— Start —

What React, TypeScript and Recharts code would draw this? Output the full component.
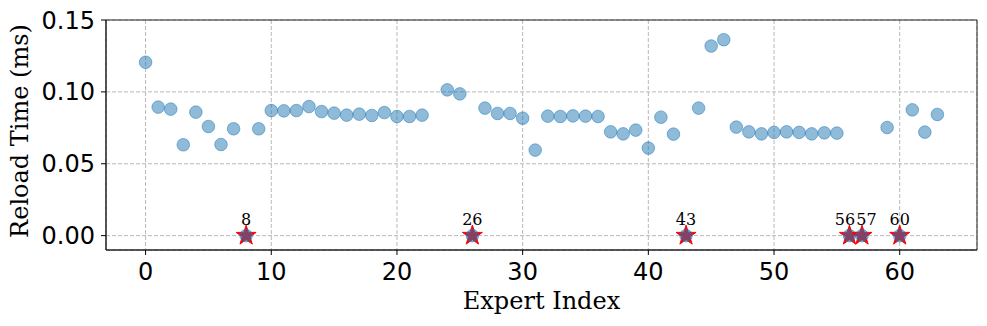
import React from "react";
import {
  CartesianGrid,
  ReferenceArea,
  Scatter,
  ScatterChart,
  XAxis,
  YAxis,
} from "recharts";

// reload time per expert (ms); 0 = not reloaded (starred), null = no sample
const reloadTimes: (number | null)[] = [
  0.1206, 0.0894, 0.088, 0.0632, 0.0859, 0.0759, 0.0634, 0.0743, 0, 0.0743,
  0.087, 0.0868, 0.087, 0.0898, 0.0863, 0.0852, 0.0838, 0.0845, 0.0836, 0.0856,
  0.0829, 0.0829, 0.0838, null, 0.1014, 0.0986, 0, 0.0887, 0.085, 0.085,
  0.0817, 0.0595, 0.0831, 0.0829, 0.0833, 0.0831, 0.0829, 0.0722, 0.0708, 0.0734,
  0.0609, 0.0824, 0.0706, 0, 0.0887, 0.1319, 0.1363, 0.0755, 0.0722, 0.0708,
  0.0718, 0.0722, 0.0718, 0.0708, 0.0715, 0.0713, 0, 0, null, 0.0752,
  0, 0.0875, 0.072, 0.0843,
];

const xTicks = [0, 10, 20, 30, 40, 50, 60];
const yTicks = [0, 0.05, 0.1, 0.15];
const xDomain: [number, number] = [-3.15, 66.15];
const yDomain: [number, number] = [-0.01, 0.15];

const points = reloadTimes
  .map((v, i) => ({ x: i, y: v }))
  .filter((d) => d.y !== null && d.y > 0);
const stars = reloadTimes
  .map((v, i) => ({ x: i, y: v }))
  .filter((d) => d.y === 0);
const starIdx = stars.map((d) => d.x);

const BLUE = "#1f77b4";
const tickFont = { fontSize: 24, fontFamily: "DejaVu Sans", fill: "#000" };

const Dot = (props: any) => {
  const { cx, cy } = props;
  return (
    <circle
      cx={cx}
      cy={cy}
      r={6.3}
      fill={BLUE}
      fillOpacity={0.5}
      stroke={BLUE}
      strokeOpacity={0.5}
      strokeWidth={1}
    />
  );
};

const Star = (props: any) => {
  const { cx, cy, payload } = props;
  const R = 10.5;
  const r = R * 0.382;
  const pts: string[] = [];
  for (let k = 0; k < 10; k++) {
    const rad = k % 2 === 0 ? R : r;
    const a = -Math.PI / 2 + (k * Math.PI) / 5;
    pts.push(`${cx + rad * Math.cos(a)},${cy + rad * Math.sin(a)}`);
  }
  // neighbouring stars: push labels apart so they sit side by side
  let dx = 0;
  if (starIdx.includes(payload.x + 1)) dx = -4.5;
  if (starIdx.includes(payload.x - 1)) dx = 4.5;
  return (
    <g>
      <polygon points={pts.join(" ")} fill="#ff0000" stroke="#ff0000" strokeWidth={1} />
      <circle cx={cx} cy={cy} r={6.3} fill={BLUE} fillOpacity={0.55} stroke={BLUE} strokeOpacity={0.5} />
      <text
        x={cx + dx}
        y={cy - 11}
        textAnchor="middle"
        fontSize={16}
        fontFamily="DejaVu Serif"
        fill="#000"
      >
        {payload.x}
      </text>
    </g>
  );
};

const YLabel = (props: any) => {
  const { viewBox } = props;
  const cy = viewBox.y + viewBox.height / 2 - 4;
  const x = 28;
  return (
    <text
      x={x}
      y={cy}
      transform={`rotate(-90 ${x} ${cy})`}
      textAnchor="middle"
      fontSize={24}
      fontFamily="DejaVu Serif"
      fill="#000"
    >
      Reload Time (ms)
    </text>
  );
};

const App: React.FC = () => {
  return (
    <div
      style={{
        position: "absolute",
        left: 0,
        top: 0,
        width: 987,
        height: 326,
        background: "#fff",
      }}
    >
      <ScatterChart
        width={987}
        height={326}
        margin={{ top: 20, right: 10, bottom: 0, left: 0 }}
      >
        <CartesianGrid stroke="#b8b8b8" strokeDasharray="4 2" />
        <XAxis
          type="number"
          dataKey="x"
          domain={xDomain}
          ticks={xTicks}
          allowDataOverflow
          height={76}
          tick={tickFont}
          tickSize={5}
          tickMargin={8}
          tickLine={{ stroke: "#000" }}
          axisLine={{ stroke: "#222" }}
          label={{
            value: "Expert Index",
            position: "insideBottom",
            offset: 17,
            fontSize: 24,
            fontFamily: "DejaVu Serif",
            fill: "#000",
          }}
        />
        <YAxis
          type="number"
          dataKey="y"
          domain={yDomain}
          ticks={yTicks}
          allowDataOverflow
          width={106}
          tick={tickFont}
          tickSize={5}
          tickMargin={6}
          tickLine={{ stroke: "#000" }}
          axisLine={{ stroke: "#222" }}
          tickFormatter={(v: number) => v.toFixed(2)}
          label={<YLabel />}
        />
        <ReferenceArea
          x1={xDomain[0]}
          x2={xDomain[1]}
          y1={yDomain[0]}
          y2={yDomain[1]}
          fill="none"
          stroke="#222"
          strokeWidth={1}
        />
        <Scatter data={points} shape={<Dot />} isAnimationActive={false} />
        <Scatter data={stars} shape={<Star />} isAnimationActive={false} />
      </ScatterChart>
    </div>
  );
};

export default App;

— End —

» Requirement: Write out each line of the data exactly; the images should be left out.

» The solution:
What React, TypeScript and Recharts code would draw this? Output the full component.
import React from "react";
import {
  CartesianGrid,
  ReferenceArea,
  Scatter,
  ScatterChart,
  XAxis,
  YAxis,
} from "recharts";

// reload time per expert (ms); 0 = not reloaded (starred), null = no sample
const reloadTimes: (number | null)[] = [
  0.1206, 0.0894, 0.088, 0.0632, 0.0859, 0.0759, 0.0634, 0.0743, 0, 0.0743,
  0.087, 0.0868, 0.087, 0.0898, 0.0863, 0.0852, 0.0838, 0.0845, 0.0836, 0.0856,
  0.0829, 0.0829, 0.0838, null, 0.1014, 0.0986, 0, 0.0887, 0.085, 0.085,
  0.0817, 0.0595, 0.0831, 0.0829, 0.0833, 0.0831, 0.0829, 0.0722, 0.0708, 0.0734,
  0.0609, 0.0824, 0.0706, 0, 0.0887, 0.1319, 0.1363, 0.0755, 0.0722, 0.0708,
  0.0718, 0.0722, 0.0718, 0.0708, 0.0715, 0.0713, 0, 0, null, 0.0752,
  0, 0.0875, 0.072, 0.0843,
];

const xTicks = [0, 10, 20, 30, 40, 50, 60];
const yTicks = [0, 0.05, 0.1, 0.15];
const xDomain: [number, number] = [-3.15, 66.15];
const yDomain: [number, number] = [-0.01, 0.15];

const points = reloadTimes
  .map((v, i) => ({ x: i, y: v }))
  .filter((d) => d.y !== null && d.y > 0);
const stars = reloadTimes
  .map((v, i) => ({ x: i, y: v }))
  .filter((d) => d.y === 0);
const starIdx = stars.map((d) => d.x);

const BLUE = "#1f77b4";
const tickFont = { fontSize: 24, fontFamily: "DejaVu Sans", fill: "#000" };

const Dot = (props: any) => {
  const { cx, cy } = props;
  return (
    <circle
      cx={cx}
      cy={cy}
      r={6.3}
      fill={BLUE}
      fillOpacity={0.5}
      stroke={BLUE}
      strokeOpacity={0.5}
      strokeWidth={1}
    />
  );
};

const Star = (props: any) => {
  const { cx, cy, payload } = props;
  const R = 10.5;
  const r = R * 0.382;
  const pts: string[] = [];
  for (let k = 0; k < 10; k++) {
    const rad = k % 2 === 0 ? R : r;
    const a = -Math.PI / 2 + (k * Math.PI) / 5;
    pts.push(`${cx + rad * Math.cos(a)},${cy + rad * Math.sin(a)}`);
  }
  // neighbouring stars: push labels apart so they sit side by side
  let dx = 0;
  if (starIdx.includes(payload.x + 1)) dx = -4.5;
  if (starIdx.includes(payload.x - 1)) dx = 4.5;
  return (
    <g>
      <polygon points={pts.join(" ")} fill="#ff0000" stroke="#ff0000" strokeWidth={1} />
      <circle cx={cx} cy={cy} r={6.3} fill={BLUE} fillOpacity={0.55} stroke={BLUE} strokeOpacity={0.5} />
      <text
        x={cx + dx}
        y={cy - 11}
        textAnchor="middle"
        fontSize={16}
        fontFamily="DejaVu Serif"
        fill="#000"
      >
        {payload.x}
      </text>
    </g>
  );
};

const YLabel = (props: any) => {
  const { viewBox } = props;
  const cy = viewBox.y + viewBox.height / 2 - 4;
  const x = 28;
  return (
    <text
      x={x}
      y={cy}
      transform={`rotate(-90 ${x} ${cy})`}
      textAnchor="middle"
      fontSize={24}
      fontFamily="DejaVu Serif"
      fill="#000"
    >
      Reload Time (ms)
    </text>
  );
};

const App: React.FC = () => {
  return (
    <div
      style={{
        position: "absolute",
        left: 0,
        top: 0,
        width: 987,
        height: 326,
        background: "#fff",
      }}
    >
      <ScatterChart
        width={987}
        height={326}
        margin={{ top: 20, right: 10, bottom: 0, left: 0 }}
      >
        <CartesianGrid stroke="#b8b8b8" strokeDasharray="4 2" />
        <XAxis
          type="number"
          dataKey="x"
          domain={xDomain}
          ticks={xTicks}
          allowDataOverflow
          height={76}
          tick={tickFont}
          tickSize={5}
          tickMargin={8}
          tickLine={{ stroke: "#000" }}
          axisLine={{ stroke: "#222" }}
          label={{
            value: "Expert Index",
            position: "insideBottom",
            offset: 17,
            fontSize: 24,
            fontFamily: "DejaVu Serif",
            fill: "#000",
          }}
        />
        <YAxis
          type="number"
          dataKey="y"
          domain={yDomain}
          ticks={yTicks}
          allowDataOverflow
          width={106}
          tick={tickFont}
          tickSize={5}
          tickMargin={6}
          tickLine={{ stroke: "#000" }}
          axisLine={{ stroke: "#222" }}
          tickFormatter={(v: number) => v.toFixed(2)}
          label={<YLabel />}
        />
        <ReferenceArea
          x1={xDomain[0]}
          x2={xDomain[1]}
          y1={yDomain[0]}
          y2={yDomain[1]}
          fill="none"
          stroke="#222"
          strokeWidth={1}
        />
        <Scatter data={points} shape={<Dot />} isAnimationActive={false} />
        <Scatter data={stars} shape={<Star />} isAnimationActive={false} />
      </ScatterChart>
    </div>
  );
};

export default App;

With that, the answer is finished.